— Твоя экономка дома?
— Я дал ей выходной.
Кэндзи нанял экономку в апреле, он отдыхал от деспотичной Эфросиньи. Мели Беллак рекомендовала ему тетушка мсье Шодре, аптекаря с улицы Жакоб. Шестидесятилетняя вдова родом из Брив-ля-Гейард оказалась скромной и работящей. Правда, у нее была привычка постоянно напевать:
Будет ли это, будет ли, девочка,
Будет ли длиться? Долго ли, коротко?
Пока будут деньги, будут и танцы,
Пока будут деньги, девочка спляшет.
[25]Песенка оказалась привязчивая, и Кэндзи часто пел ее Дафнэ, когда приходил ужинать на улицу Сены. Он так привык к лимузенскому диалекту, что иногда в разговоре путал гласные звуки, чем вызывал удивление клиентов и насмешки Жозефа.
Еще одним недостатком новой экономки, с точки зрения Кэндзи, было увлечение блюдами из картофеля, яиц и фарша — вкусными, но слишком тяжелыми для него.
Однако во всем остальном он был доволен Мели — краснощекая, с черными виноградинами глаз и носом картошкой, в чистеньком светло-сером платье, она всегда была весела и приветлива.
— В таком случае, раз уж мы тут одни, я бы хотела принять ванну, — сказала Джина и, прежде чем он успел ответить, высвободилась из его объятий и поднялась по винтовой лестнице.
Ванная располагалась в дальнем конце квартиры. Джина постояла перед зеркалом, любуясь своим нарядом, который Кэндзи подарил ей в начале весны: темносиним барежевым[26] платьем с высоким воротником, вельветовым палевым жакетом и серой бархатной шляпкой, украшенной жемчугом.
«Ты уже не в том возрасте, чтобы вертеться перед зеркалом, — сказала она себе. — Хотя у Таша еще нет детей, младшая дочь уже сделала тебя бабушкой!»

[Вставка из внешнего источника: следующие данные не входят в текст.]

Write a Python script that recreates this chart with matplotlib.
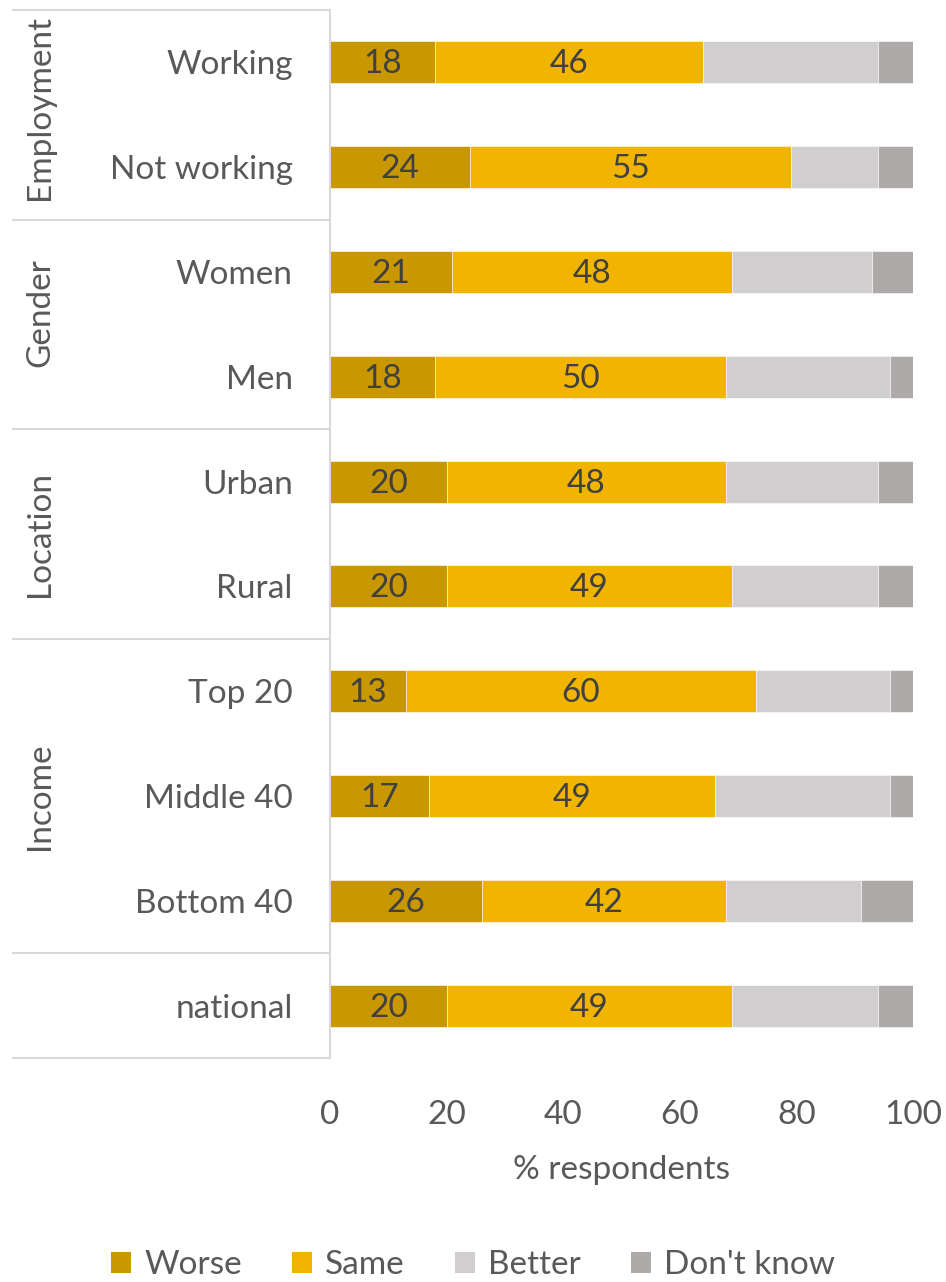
import matplotlib
matplotlib.use("Agg")
import matplotlib.pyplot as plt
from matplotlib.patches import Patch
import matplotlib.transforms as mtransforms

plt.rcParams['font.family'] = ['Lato', 'DejaVu Sans']

categories = ["Working", "Not working", "Women", "Men", "Urban", "Rural",
              "Top 20", "Middle 40", "Bottom 40", "national"]
worse = [18, 24, 21, 18, 20, 20, 13, 17, 26, 20]
same = [46, 55, 48, 50, 48, 49, 60, 49, 42, 49]
better = [30, 15, 24, 28, 26, 25, 23, 30, 23, 25]
dont_know = [6, 6, 7, 4, 6, 6, 4, 4, 9, 6]
series_names = ["Worse", "Same", "Better", "Don't know"]
colors = ["#C99700", "#F1B500", "#D0CECE", "#AEAAAA"]

# group name, first row, last row
groups = [("Employment", 0, 1), ("Gender", 2, 3), ("Location", 4, 5),
          ("Income", 6, 8), ("", 9, 9)]
# small upward nudge of the rotated group names (in rows)
group_nudge = [-0.07, -0.11, 0.0, 0.0, 0.0]
xticks = [0, 20, 40, 60, 80, 100]

text_col = "#595959"
label_col = "#404040"
line_col = "#D9D9D9"
fs = 24

fig = plt.figure(figsize=(9.46, 12.82), dpi=100)
ax = fig.add_axes([330 / 946, 1 - 1058 / 1282, 583 / 946, 1048 / 1282])

ypos = list(range(len(categories)))
left = [0] * len(categories)
for vals, name, col in zip([worse, same, better, dont_know], series_names, colors):
    ax.barh(ypos, vals, left=left, height=0.4, color=col,
            edgecolor="white", linewidth=0.4, label=name)
    if name in ("Worse", "Same"):
        for y, v, l in zip(ypos, vals, left):
            ax.text(l + v / 2, y + 0.02, str(v), ha="center", va="center",
                    fontsize=fs, color=label_col)
    left = [a + b for a, b in zip(left, vals)]

ax.set_xlim(0, 100)
ax.set_ylim(len(categories) - 0.5, -0.5)
ax.set_yticks(ypos)
ax.set_yticklabels(categories, fontsize=fs, color=text_col)
ax.set_xticks(xticks)
ax.set_xticklabels([str(t) for t in xticks], fontsize=fs, color=text_col)
ax.tick_params(axis="y", length=0, pad=27)
ax.tick_params(axis="x", length=0, pad=30)
for s in ["top", "right", "bottom"]:
    ax.spines[s].set_visible(False)
ax.spines["left"].set_color(line_col)
ax.spines["left"].set_linewidth(1.5)
ax.set_xlabel("% respondents", fontsize=fs, color=text_col, labelpad=18)

# group separator lines and labels at the left
trans = mtransforms.blended_transform_factory(ax.transAxes, ax.transData)
x0 = (12 - 330) / 583
boundaries = [-0.5] + [g[2] + 0.5 for g in groups]
for b in boundaries:
    ax.plot([x0, 0], [b, b], transform=trans, color=line_col, lw=1.5,
            clip_on=False, solid_capstyle="butt")
for (name, a, b), dy in zip(groups, group_nudge):
    if name:
        ax.text((40 - 330) / 583, (a + b) / 2 + dy, name, transform=trans,
                rotation=90, ha="center", va="center", fontsize=fs, color=text_col)

handles = [Patch(facecolor=c, edgecolor="none") for c in colors]
fig.legend(handles, series_names, loc="center", bbox_to_anchor=(0.5, 1 - 1265 / 1282),
           ncol=4, frameon=False, fontsize=fs, labelcolor=text_col,
           handlelength=0.6, handleheight=0.6, handletextpad=0.4, columnspacing=1.5)

fig.savefig("out.png", dpi=100)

Она пустила воду и начала раздеваться, стараясь не смотреть на фотографию, стоявшую на мраморной полке. На ней была изображена молодая брюнетка и очень похожий на нее мальчик лет двенадцати. Подпись гласила: «Дафнэ и Виктор. Лондон, 1872 год».
Джина ревновала Кэндзи к этой Дафнэ, и тот факт, что соперницы давно уже нет в живых, ничего в ее чувствах не менял.
«Мог бы и убрать отсюда это фото», — подумала она.
— Можно посмотреть, как ты раздеваешься? — раздалось у нее за спиной.
Джина вздрогнула и смущенно прикрыла грудь нижней юбкой, которую только что сняла.
— Надеешься увидеть что-то вроде «Невинных забав инфанты»? Вряд ли я могу составить конкуренцию знаменитой Фьямметте…[27] У меня не хватает смелости выставлять свое тело напоказ!
— Забудь о ней! — сказал Кэндзи и сам стал ее раздевать. Правда, задача оказалась сложнее, чем он предполагал. В конце концов Джине пришлось прийти ему на помощь, и вот наконец последние предметы туалета скользнули на пол.
— Вода сейчас польется через край! — спохватился Кэндзи. — Какое мыло ты предпочитаешь, лавандовое или жасминовое?
— Постой-постой! Думаешь так легко отделаться? Теперь моя очередь.
До поездки в Краков собственная смелость шокировала бы Джину, но из Польши она вернулась свободной от предрассудков. По пути в Париж, в поезде, какой-то усатый господин бросал на нее красноречивые взгляды, а на перроне ее ждали пылкие объятия Кэндзи. И если у нее иногда и случались приступы стыдливости, ей уже не сложно было их побороть.
Она стянула с Кэндзи пиджак и расстегнула рубашку. Он сам снял остальное, и они вместе шагнули в воду. Постояли немного, держась за руки и любуясь друг другом. Потом их тела переплелись, и у Кэндзи вдруг промелькнула неуместная мысль о том, что после таких водных упражнений он бы с аппетитом съел булигу[28] Мели Беллак.
— Я так счастлива! Наконец-то мои Белинда и Шерубен обручились!
Затянутая в корсет, в красной юбке, Рафаэль де Гувелин, обмахиваясь веером и едва сдерживая слезы, смотрела на своих собачек, сидевших на усыпанном флердоранжем возвышении. Оставшись вдовой, она посвятила себя собакам, которые заменили ей детей. Она заказывала им у модного портного Ледубля пальто для путешествий, резиновые сапожки, пляжные туалеты из кремового батиста и матроски с вышитыми на воротниках якорями.
Роль шафера исполнял позаимствованный у ювелирши с улицы Колизея йоркширский терьер с длинной шелковистой шерстью.